5. Practice Positive Self-Talk for Success
There's no denying that it can be highly demotivating when those "barriers to inspiration" suddenly happen out of the blue, especially when they last for more than just a couple of hours. When you're unable to access your internal creativity, it's not hard to lose confidence in your abilities.
That's even more so if you happen to be a perfectionist who doesn't feel like anything is ever good enough (even when you don't have a creative block), so when it happens, it's like your world is falling apart. In that case, you need to replace negative self-talk with positive self-talk if you're planning to overcome your block.
Instead of focusing on how you can't manage to be productive and come up with any ideas, reflect on the past! Remember how many times you were productive and believe that you can. As Theodore Roosevelt said, "believe you can, and you're halfway there!"

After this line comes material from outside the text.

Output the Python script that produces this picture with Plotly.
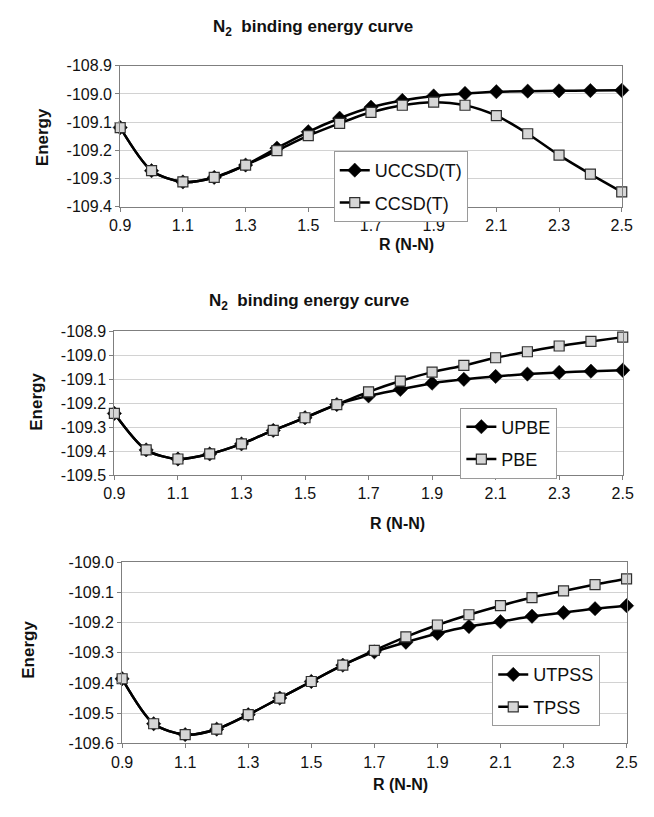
import plotly.graph_objects as go

# Bond length R (N-N) grid
r_nn = [0.9, 1.0, 1.1, 1.2, 1.3, 1.4, 1.5, 1.6, 1.7, 1.8, 1.9, 2.0, 2.1, 2.2, 2.3, 2.4, 2.5]

# Coupled-cluster energies
uccsd_t = [-109.119, -109.272, -109.312, -109.296, -109.252, -109.192, -109.134, -109.086,
           -109.047, -109.023, -109.007, -108.998, -108.992, -108.990, -108.989, -108.988, -108.987]
ccsd_t = [-109.119, -109.272, -109.312, -109.296, -109.252, -109.201, -109.148, -109.104,
          -109.065, -109.040, -109.029, -109.040, -109.077, -109.141, -109.217, -109.284, -109.347]

# PBE energies
upbe = [-109.243, -109.395, -109.433, -109.412, -109.370, -109.314, -109.261, -109.206,
        -109.170, -109.143, -109.117, -109.101, -109.089, -109.079, -109.072, -109.067, -109.063]
pbe = [-109.243, -109.395, -109.433, -109.412, -109.370, -109.314, -109.261, -109.206,
       -109.153, -109.108, -109.071, -109.043, -109.011, -108.986, -108.962, -108.943, -108.925]

# TPSS energies
utpss = [-109.386, -109.535, -109.571, -109.553, -109.505, -109.450, -109.395, -109.341,
         -109.297, -109.265, -109.236, -109.213, -109.197, -109.179, -109.167, -109.154, -109.144]
tpss = [-109.386, -109.535, -109.571, -109.553, -109.505, -109.450, -109.395, -109.341,
        -109.292, -109.247, -109.208, -109.174, -109.144, -109.117, -109.095, -109.074, -109.055]

x_ticks = [0.9, 1.1, 1.3, 1.5, 1.7, 1.9, 2.1, 2.3, 2.5]
y_ticks_1 = [-108.9, -109.0, -109.1, -109.2, -109.3, -109.4]
y_ticks_2 = [-108.9, -109.0, -109.1, -109.2, -109.3, -109.4, -109.5]
y_ticks_3 = [-109.0, -109.1, -109.2, -109.3, -109.4, -109.5, -109.6]

panel_title = "<b>N<sub>2</sub>  binding energy curve</b>"
x_title = "<b>R (N-N)</b>"
y_title = "<b>Energy</b>"

FONT = "Liberation Sans, Arial, sans-serif"
W, H = 654, 817


def py(px):
    return 1 - px / H


def px_x(px):
    return px / W


fig = go.Figure()

panels = [
    ("", "legend", uccsd_t, ccsd_t, "UCCSD(T)", "CCSD(T)"),
    ("2", "legend2", upbe, pbe, "UPBE", "PBE"),
    ("3", "legend3", utpss, tpss, "UTPSS", "TPSS"),
]

for sfx, leg, u_vals, r_vals, u_name, r_name in panels:
    common = dict(x=r_nn, mode="lines+markers", xaxis="x" + sfx, yaxis="y" + sfx,
                  legend=leg, line=dict(color="black", width=2.5, shape="spline", smoothing=0.8),
                  cliponaxis=False)
    fig.add_trace(go.Scatter(y=u_vals, name=u_name, legendgroup=u_name,
                             marker=dict(symbol="diamond", size=11, color="black",
                                         line=dict(color="black", width=0.5)),
                             **common))
    fig.add_trace(go.Scatter(y=r_vals, name=r_name, legendgroup=r_name,
                             marker=dict(symbol="square", size=10, color="#d6d6d6",
                                         line=dict(color="#303030", width=1.2)),
                             **common))

# plot-area boxes in pixels: (left, right, top, bottom)
boxes = [(113, 632, 59, 203), (107, 633, 330, 477), (115, 637, 566, 751)]
y_ranges = [[-109.4, -108.9], [-109.5, -108.9], [-109.6, -109.0]]
y_tick_sets = [y_ticks_1, y_ticks_2, y_ticks_3]

axis_style = dict(showline=True, linecolor="#7f7f7f", linewidth=1, mirror=True,
                  ticks="outside", ticklen=4, tickcolor="#7f7f7f",
                  tickfont=dict(family=FONT, size=16, color="#111"), zeroline=False)

layout = dict(width=W, height=H, margin=dict(l=0, r=0, t=0, b=0),
              paper_bgcolor="white", plot_bgcolor="white", showlegend=True)

for i, ((l, r, t, b), rng, tv) in enumerate(zip(boxes, y_ranges, y_tick_sets)):
    sfx = "" if i == 0 else str(i + 1)
    layout["xaxis" + sfx] = dict(domain=[px_x(l), px_x(r)], range=[0.9, 2.5], anchor="y" + sfx,
                                 tickvals=x_ticks, ticktext=[f"{v:.1f}" for v in x_ticks],
                                 showgrid=False, **axis_style)
    layout["yaxis" + sfx] = dict(domain=[py(b), py(t)], range=rng, anchor="x" + sfx,
                                 tickvals=tv, ticktext=[f"{v:.1f}" for v in tv],
                                 showgrid=True, gridcolor="#d2d2d2", gridwidth=1,
                                 **axis_style)

legend_style = dict(bgcolor="white", bordercolor="#9a9a9a", borderwidth=1,
                    font=dict(family=FONT, size=18, color="#111"),
                    tracegroupgap=6, xanchor="left", yanchor="top", itemwidth=30)
layout["legend"] = dict(x=px_x(334), y=py(146), **legend_style)
layout["legend2"] = dict(x=px_x(465), y=py(408), **legend_style)
layout["legend3"] = dict(x=px_x(498), y=py(661), **legend_style)

fig.update_layout(**layout)

ann = []
centered = dict(xref="paper", yref="paper", showarrow=False, xanchor="center", yanchor="middle")
for tx, ty in ((312, 20), (308, 300)):
    ann.append(dict(text=panel_title, x=px_x(tx), y=py(ty),
                    font=dict(family=FONT, size=17, color="#111"), **centered))
for tx, ty in ((409, 242), (400, 526), (403, 793)):
    ann.append(dict(text=x_title, x=px_x(tx), y=py(ty),
                    font=dict(family=FONT, size=16, color="#111"), **centered))
for tx, ty in ((32, 132), (27, 402), (18, 655)):
    ann.append(dict(text=y_title, x=px_x(tx), y=py(ty), textangle=-90,
                    font=dict(family=FONT, size=17, color="#111"), **centered))
fig.update_layout(annotations=ann)

fig.write_html("out.html")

Even if, at the moment, all you have is a super preliminary idea, consider it a rough draft that you'll build on instead of believing that this is the maximum you'll reach. When you reduce self-doubt to the minimum, that's when you actually start being productive and creative again.
While this may be easier said than done, it's all a matter of practice. Train yourself to acknowledge your talents, and eventually, you'll be more constructive towards yourself and accept that it's fine not to have everything sorted out from the very beginning.
Creativity Knows No Bounds!
At the end of the day, it's not realistic to expect to be creative all the time. Your creative energy just needs to be harnessed every now and then, but it really has no limits once you do that. It's not a tank that can get empty; instead, it's like a muscle you strengthen by practicing being creative as much as you can.
But on that note, that also doesn't mean you need to be creative 24/7. The key is to understand when you should harness your creativity and when you need to give yourself permission to take time off to give your brain space to rest to serve you once more when it's necessary.
Take our word for it: you’ll never run out of creative ideas because creativity is infinite. That’s a fact.